I turned onto Vermont Avenue. I was facing the blank brown backs of the hills. What am I doing? And the voice within me answered, You’re waiting, kid. That’s what you’re doing. Waiting. Don’t you understand yet? Los Angeles is the great waiting room of the world. Wait to get discovered. Wait for your social security check. Wait for the cancer to come back. Wait for the break, the earthquake. Wait for the crisp white words that say the man you call father is dead. Wait with your small life leaking out into a white haze of a hot white afternoon.
I parked my car. Everything seemed to be humming. The traffic on Vermont Avenue hummed. The sun seemed to hum. The slow drugged insects hummed. The air hummed in the cubicles and corridors of the intensive care unit. I suddenly realized that Los Angeles is the terminal ward of the world.
The parking lot attendant smiled at me. He seemed to know me, my dusty car, my face white, parking in the hot sun every day for a week. Nurses smiled at me, still hopeful. Everyone smiled, still hopeful.

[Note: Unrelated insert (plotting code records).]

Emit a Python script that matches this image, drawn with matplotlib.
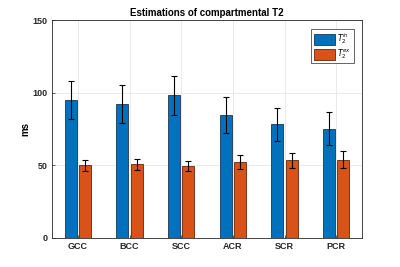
import matplotlib
matplotlib.use("Agg")
import matplotlib.pyplot as plt
import numpy as np

regions = ["GCC", "BCC", "SCC", "ACR", "SCR", "PCR"]
t2_in = [95.0, 92.3, 98.0, 84.7, 78.2, 75.1]
t2_in_err = [13.0, 13.0, 13.7, 12.4, 11.3, 11.4]
t2_ex = [49.8, 50.5, 49.3, 52.1, 53.2, 53.7]
t2_ex_err = [3.8, 4.0, 3.6, 4.8, 5.3, 5.9]

BLUE = "#0072BD"
ORANGE = "#D95319"

plt.rcParams["font.family"] = "Liberation Sans"

fig = plt.figure(figsize=(4, 2.67), dpi=100)
ax = fig.add_axes([0.13, 0.11, 0.775, 0.815])

x = np.arange(1, len(regions) + 1)
w = 0.23
off = 0.14
ax.bar(x - off, t2_in, w, color=BLUE, edgecolor="#1f3550", linewidth=0.6,
       label=r"$T_2^{in}$", zorder=3)
ax.bar(x + off, t2_ex, w, color=ORANGE, edgecolor="#5a2a10", linewidth=0.6,
       label=r"$T_2^{ex}$", zorder=3)
ax.errorbar(x - off, t2_in, yerr=t2_in_err, fmt="none", ecolor="black",
            elinewidth=0.8, capsize=2, capthick=0.8, zorder=4)
ax.errorbar(x + off, t2_ex, yerr=t2_ex_err, fmt="none", ecolor="black",
            elinewidth=0.8, capsize=2, capthick=0.8, zorder=4)

ax.set_xlim(0.5, 6.5)
ax.set_ylim(0, 150)
ax.set_xticks(x)
ax.set_xticklabels(regions, fontsize=6.5, fontweight="bold")
ax.set_yticks([0, 50, 100, 150])
ax.set_yticklabels(["0", "50", "100", "150"], fontsize=6.5, fontweight="bold")
ax.set_ylabel("ms", fontsize=7, fontweight="bold", labelpad=2)
ax.set_title("Estimations of compartmental T2", fontsize=7, fontweight="bold", pad=3)
ax.grid(True, color="#e6e6e6", linewidth=0.6, zorder=0)
ax.tick_params(direction="in", length=2.5, width=0.5, colors="#262626", pad=3)
for s in ax.spines.values():
    s.set_color("#262626")
    s.set_linewidth(0.6)

leg = ax.legend(loc="upper right", fontsize=5.5, handlelength=2.8, handleheight=1.9,
                fancybox=False, edgecolor="#262626", framealpha=1,
                borderpad=0.3, labelspacing=0.15, handletextpad=0.3,
                bbox_to_anchor=(0.985, 0.975))
leg.get_frame().set_linewidth(0.5)

fig.savefig("out.png", dpi=100)
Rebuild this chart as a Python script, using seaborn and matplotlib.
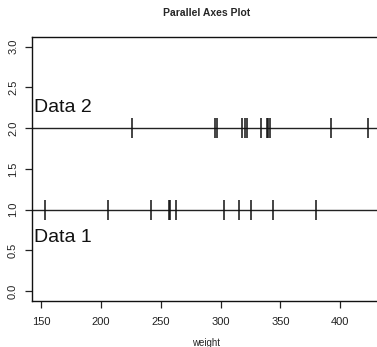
import matplotlib
matplotlib.use("Agg")
import matplotlib.pyplot as plt
import seaborn as sns
import pandas as pd

# chickwts-like weights
data1 = [153, 206, 242, 257, 258, 263, 303, 315, 325, 344, 380]
data2 = [226, 295, 297, 318, 320, 322, 334, 339, 340, 341, 392, 423]
group_labels = ["Data 1", "Data 2"]
group_levels = [1, 2]
x_ticks = [150, 200, 250, 300, 350, 400]
y_ticks = [0.0, 0.5, 1.0, 1.5, 2.0, 2.5, 3.0]

df = pd.DataFrame({
    "weight": data1 + data2,
    "level": [group_levels[0]] * len(data1) + [group_levels[1]] * len(data2),
})

sns.set_style("ticks")
plt.rcParams["font.family"] = ["Liberation Sans", "DejaVu Sans"]

W, H = 377, 347
fig = plt.figure(figsize=(W / 100, H / 100), dpi=100)
left_px, right_px, top_px, bottom_px = 32, 380.6, 37, 300.7
ax = fig.add_axes([left_px / W, 1 - bottom_px / H,
                   (right_px - left_px) / W, (bottom_px - top_px) / H])

for lv in group_levels:
    ax.axhline(lv, color="#222222", lw=1.0, zorder=1)

sns.scatterplot(data=df, x="weight", y="level", marker="|", s=190,
                color="#111111", linewidth=1.1, ax=ax, legend=False, zorder=2)

ax.set_xlim(142.2, 433.8)
ax.set_ylim(-0.12, 3.12)
ax.set_xticks(x_ticks)
ax.set_yticks(y_ticks)
ax.set_yticklabels([f"{v:.1f}" for v in y_ticks], rotation=90, va="center")
ax.tick_params(axis="both", length=5, width=0.9, labelsize=8, colors="#222222")
ax.tick_params(axis="y", pad=5)
ax.tick_params(axis="x", pad=7)
for sp in ax.spines.values():
    sp.set_color("#111111")
    sp.set_linewidth(1.0)

ax.set_xlabel("weight", fontsize=7, labelpad=7.5)
ax.set_ylabel("")
ax.set_title("Parallel Axes Plot", fontsize=7.5, fontweight="bold", pad=15)

ax.text(143.8, 2.2, group_labels[1], fontsize=14, ha="left", va="baseline", color="#111111")
ax.text(143.8, 0.6, group_labels[0], fontsize=14, ha="left", va="baseline", color="#111111")

fig.savefig("out.png", dpi=100, facecolor="white")
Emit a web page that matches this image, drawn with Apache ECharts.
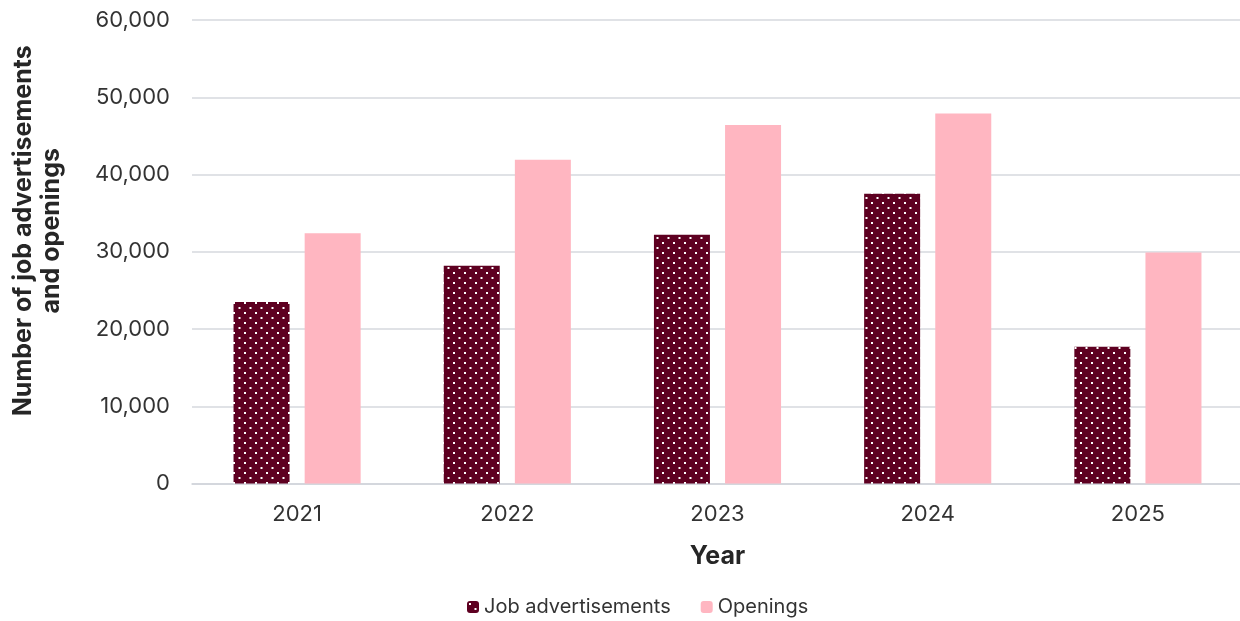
<!DOCTYPE html>
<html>
<head>
<meta charset="utf-8">
<script src="https://cdn.jsdelivr.net/npm/echarts@6/dist/echarts.min.js"></script>
<style>
  html, body { margin: 0; padding: 0; background: #ffffff; }
  #chart { width: 1240px; height: 621px; }
</style>
</head>
<body>
<div id="chart"></div>
<script>
// Job advertisements and openings per year
const years = ['2021', '2022', '2023', '2024', '2025'];
const jobAdvertisements = [23500, 28200, 32200, 37500, 17700];
const openings = [32400, 41900, 46400, 47900, 29900];

const DARK = '#5e0021';
const PINK = '#ffb6c1';
const FONT = 'Inter, "Liberation Sans", sans-serif';

// Dotted fill: white squares on dark red, staggered rows
function dotPattern() {
  const c = document.createElement('canvas');
  c.width = 11; c.height = 10;
  const ctx = c.getContext('2d');
  ctx.fillStyle = DARK;
  ctx.fillRect(0, 0, 11, 10);
  ctx.fillStyle = '#ffffff';
  ctx.fillRect(2, 2, 2, 2);
  ctx.fillRect(7.5, 7, 2, 2);
  return c;
}
const dotFill = { image: dotPattern(), repeat: 'repeat' };

const chart = echarts.init(document.getElementById('chart'), null, { renderer: 'canvas' });
chart.setOption({
  animation: false,
  textStyle: { fontFamily: FONT },
  grid: { left: 192, right: -3, top: 20, bottom: 137.5, outerBoundsMode: 'none', containLabel: false },
  legend: {
    bottom: -1,
    left: 462,
    itemWidth: 12,
    itemHeight: 12,
    itemGap: 30,
    textStyle: { fontSize: 20, color: '#333333', fontFamily: FONT },
    data: [
      { name: 'Job advertisements', itemStyle: { color: dotFill } },
      { name: 'Openings', itemStyle: { color: PINK } }
    ]
  },
  xAxis: {
    type: 'category',
    data: years,
    name: 'Year',
    nameLocation: 'middle',
    nameGap: 60,
    nameTextStyle: { fontSize: 25, fontWeight: 'bold', color: '#262626', fontFamily: FONT },
    axisLine: { lineStyle: { color: '#d0d4da', width: 1.5 } },
    axisTick: { show: false },
    axisLabel: { fontSize: 22, color: '#333333', margin: 20, fontFamily: FONT }
  },
  yAxis: {
    type: 'value',
    min: 0,
    max: 60000,
    interval: 10000,
    name: 'Number of job advertisements\nand openings',
    nameLocation: 'middle',
    nameGap: 127,
    nameTextStyle: {
      fontSize: 25, fontWeight: 'bold', color: '#262626', lineHeight: 28,
      fontFamily: FONT, padding: [0, 0, 0, 42]
    },
    axisLine: { show: false },
    axisTick: { show: false },
    splitLine: { lineStyle: { color: '#d6d9de', width: 1.5 } },
    axisLabel: {
      fontSize: 22,
      color: '#333333',
      margin: 22,
      fontFamily: FONT,
      formatter: v => v.toLocaleString('en-US')
    }
  },
  series: [
    {
      name: 'Job advertisements',
      type: 'bar',
      data: jobAdvertisements,
      barWidth: 56,
      barGap: '27%',
      itemStyle: { color: dotFill }
    },
    {
      name: 'Openings',
      type: 'bar',
      data: openings,
      barWidth: 56,
      itemStyle: { color: PINK }
    }
  ]
});
</script>
</body>
</html>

I walked into the hospital lobby. Francine was leaning against a cigarette machine. I willed my legs to carry me forward. My steps were wooden, uneven. It seemed the air had finally turned liquid, been transmuted and flowed like a poison, flowed like a creek suddenly erupting its banks and reaching up for the low hills and reaching up farther, reaching up for the pale drained useless sky.